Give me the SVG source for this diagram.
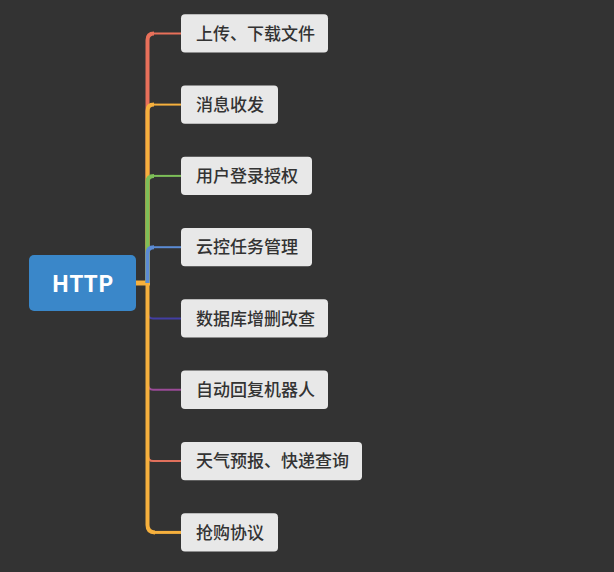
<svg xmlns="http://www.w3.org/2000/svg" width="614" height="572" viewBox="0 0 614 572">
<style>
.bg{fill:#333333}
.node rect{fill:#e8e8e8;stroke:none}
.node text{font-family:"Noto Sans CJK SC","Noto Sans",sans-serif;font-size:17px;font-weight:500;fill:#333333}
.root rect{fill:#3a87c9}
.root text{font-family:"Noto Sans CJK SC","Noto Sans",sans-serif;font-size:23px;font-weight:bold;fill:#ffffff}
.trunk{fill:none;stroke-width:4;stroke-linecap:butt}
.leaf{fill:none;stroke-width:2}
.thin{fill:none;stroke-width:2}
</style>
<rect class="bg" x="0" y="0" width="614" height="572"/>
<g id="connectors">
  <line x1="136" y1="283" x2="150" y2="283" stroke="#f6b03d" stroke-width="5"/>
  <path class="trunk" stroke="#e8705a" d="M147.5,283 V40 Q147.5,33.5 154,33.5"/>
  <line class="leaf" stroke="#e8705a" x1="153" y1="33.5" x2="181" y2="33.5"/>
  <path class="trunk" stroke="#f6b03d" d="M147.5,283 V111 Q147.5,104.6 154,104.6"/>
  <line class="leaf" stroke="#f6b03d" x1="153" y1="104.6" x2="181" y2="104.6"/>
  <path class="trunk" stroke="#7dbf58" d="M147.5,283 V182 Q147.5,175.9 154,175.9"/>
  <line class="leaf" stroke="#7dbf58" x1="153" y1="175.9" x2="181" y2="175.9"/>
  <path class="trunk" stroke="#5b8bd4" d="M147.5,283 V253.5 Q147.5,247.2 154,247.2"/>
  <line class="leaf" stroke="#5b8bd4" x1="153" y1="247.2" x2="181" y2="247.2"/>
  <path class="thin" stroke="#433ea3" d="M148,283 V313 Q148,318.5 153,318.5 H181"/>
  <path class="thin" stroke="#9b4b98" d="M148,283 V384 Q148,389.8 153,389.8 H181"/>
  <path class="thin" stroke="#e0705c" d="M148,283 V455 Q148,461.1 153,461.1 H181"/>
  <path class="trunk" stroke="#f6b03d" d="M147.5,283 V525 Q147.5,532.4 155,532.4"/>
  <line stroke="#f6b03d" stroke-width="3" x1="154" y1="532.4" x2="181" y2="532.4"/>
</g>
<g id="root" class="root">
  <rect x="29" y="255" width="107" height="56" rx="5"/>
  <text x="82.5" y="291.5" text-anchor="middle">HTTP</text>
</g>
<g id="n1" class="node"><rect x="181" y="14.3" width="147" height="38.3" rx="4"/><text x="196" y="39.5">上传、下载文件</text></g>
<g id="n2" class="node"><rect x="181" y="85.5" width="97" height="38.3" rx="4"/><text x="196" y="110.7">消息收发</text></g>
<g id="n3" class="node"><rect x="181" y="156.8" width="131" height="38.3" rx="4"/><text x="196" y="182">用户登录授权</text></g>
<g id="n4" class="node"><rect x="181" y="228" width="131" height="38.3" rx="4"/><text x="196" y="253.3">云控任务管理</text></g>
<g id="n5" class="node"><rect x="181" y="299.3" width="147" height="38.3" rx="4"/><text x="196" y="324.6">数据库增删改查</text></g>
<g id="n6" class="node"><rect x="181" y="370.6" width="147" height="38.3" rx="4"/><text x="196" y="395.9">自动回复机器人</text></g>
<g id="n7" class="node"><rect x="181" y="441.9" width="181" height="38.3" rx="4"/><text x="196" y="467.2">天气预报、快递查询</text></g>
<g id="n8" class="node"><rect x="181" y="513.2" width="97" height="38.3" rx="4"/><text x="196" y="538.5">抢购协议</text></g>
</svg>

» **Written instruction**
Omit any images, then output the listing exactly.

» **Result of this exercise**
Give me the SVG source for this diagram.
<svg xmlns="http://www.w3.org/2000/svg" width="614" height="572" viewBox="0 0 614 572">
<style>
.bg{fill:#333333}
.node rect{fill:#e8e8e8;stroke:none}
.node text{font-family:"Noto Sans CJK SC","Noto Sans",sans-serif;font-size:17px;font-weight:500;fill:#333333}
.root rect{fill:#3a87c9}
.root text{font-family:"Noto Sans CJK SC","Noto Sans",sans-serif;font-size:23px;font-weight:bold;fill:#ffffff}
.trunk{fill:none;stroke-width:4;stroke-linecap:butt}
.leaf{fill:none;stroke-width:2}
.thin{fill:none;stroke-width:2}
</style>
<rect class="bg" x="0" y="0" width="614" height="572"/>
<g id="connectors">
  <line x1="136" y1="283" x2="150" y2="283" stroke="#f6b03d" stroke-width="5"/>
  <path class="trunk" stroke="#e8705a" d="M147.5,283 V40 Q147.5,33.5 154,33.5"/>
  <line class="leaf" stroke="#e8705a" x1="153" y1="33.5" x2="181" y2="33.5"/>
  <path class="trunk" stroke="#f6b03d" d="M147.5,283 V111 Q147.5,104.6 154,104.6"/>
  <line class="leaf" stroke="#f6b03d" x1="153" y1="104.6" x2="181" y2="104.6"/>
  <path class="trunk" stroke="#7dbf58" d="M147.5,283 V182 Q147.5,175.9 154,175.9"/>
  <line class="leaf" stroke="#7dbf58" x1="153" y1="175.9" x2="181" y2="175.9"/>
  <path class="trunk" stroke="#5b8bd4" d="M147.5,283 V253.5 Q147.5,247.2 154,247.2"/>
  <line class="leaf" stroke="#5b8bd4" x1="153" y1="247.2" x2="181" y2="247.2"/>
  <path class="thin" stroke="#433ea3" d="M148,283 V313 Q148,318.5 153,318.5 H181"/>
  <path class="thin" stroke="#9b4b98" d="M148,283 V384 Q148,389.8 153,389.8 H181"/>
  <path class="thin" stroke="#e0705c" d="M148,283 V455 Q148,461.1 153,461.1 H181"/>
  <path class="trunk" stroke="#f6b03d" d="M147.5,283 V525 Q147.5,532.4 155,532.4"/>
  <line stroke="#f6b03d" stroke-width="3" x1="154" y1="532.4" x2="181" y2="532.4"/>
</g>
<g id="root" class="root">
  <rect x="29" y="255" width="107" height="56" rx="5"/>
  <text x="82.5" y="291.5" text-anchor="middle">HTTP</text>
</g>
<g id="n1" class="node"><rect x="181" y="14.3" width="147" height="38.3" rx="4"/><text x="196" y="39.5">上传、下载文件</text></g>
<g id="n2" class="node"><rect x="181" y="85.5" width="97" height="38.3" rx="4"/><text x="196" y="110.7">消息收发</text></g>
<g id="n3" class="node"><rect x="181" y="156.8" width="131" height="38.3" rx="4"/><text x="196" y="182">用户登录授权</text></g>
<g id="n4" class="node"><rect x="181" y="228" width="131" height="38.3" rx="4"/><text x="196" y="253.3">云控任务管理</text></g>
<g id="n5" class="node"><rect x="181" y="299.3" width="147" height="38.3" rx="4"/><text x="196" y="324.6">数据库增删改查</text></g>
<g id="n6" class="node"><rect x="181" y="370.6" width="147" height="38.3" rx="4"/><text x="196" y="395.9">自动回复机器人</text></g>
<g id="n7" class="node"><rect x="181" y="441.9" width="181" height="38.3" rx="4"/><text x="196" y="467.2">天气预报、快递查询</text></g>
<g id="n8" class="node"><rect x="181" y="513.2" width="97" height="38.3" rx="4"/><text x="196" y="538.5">抢购协议</text></g>
</svg>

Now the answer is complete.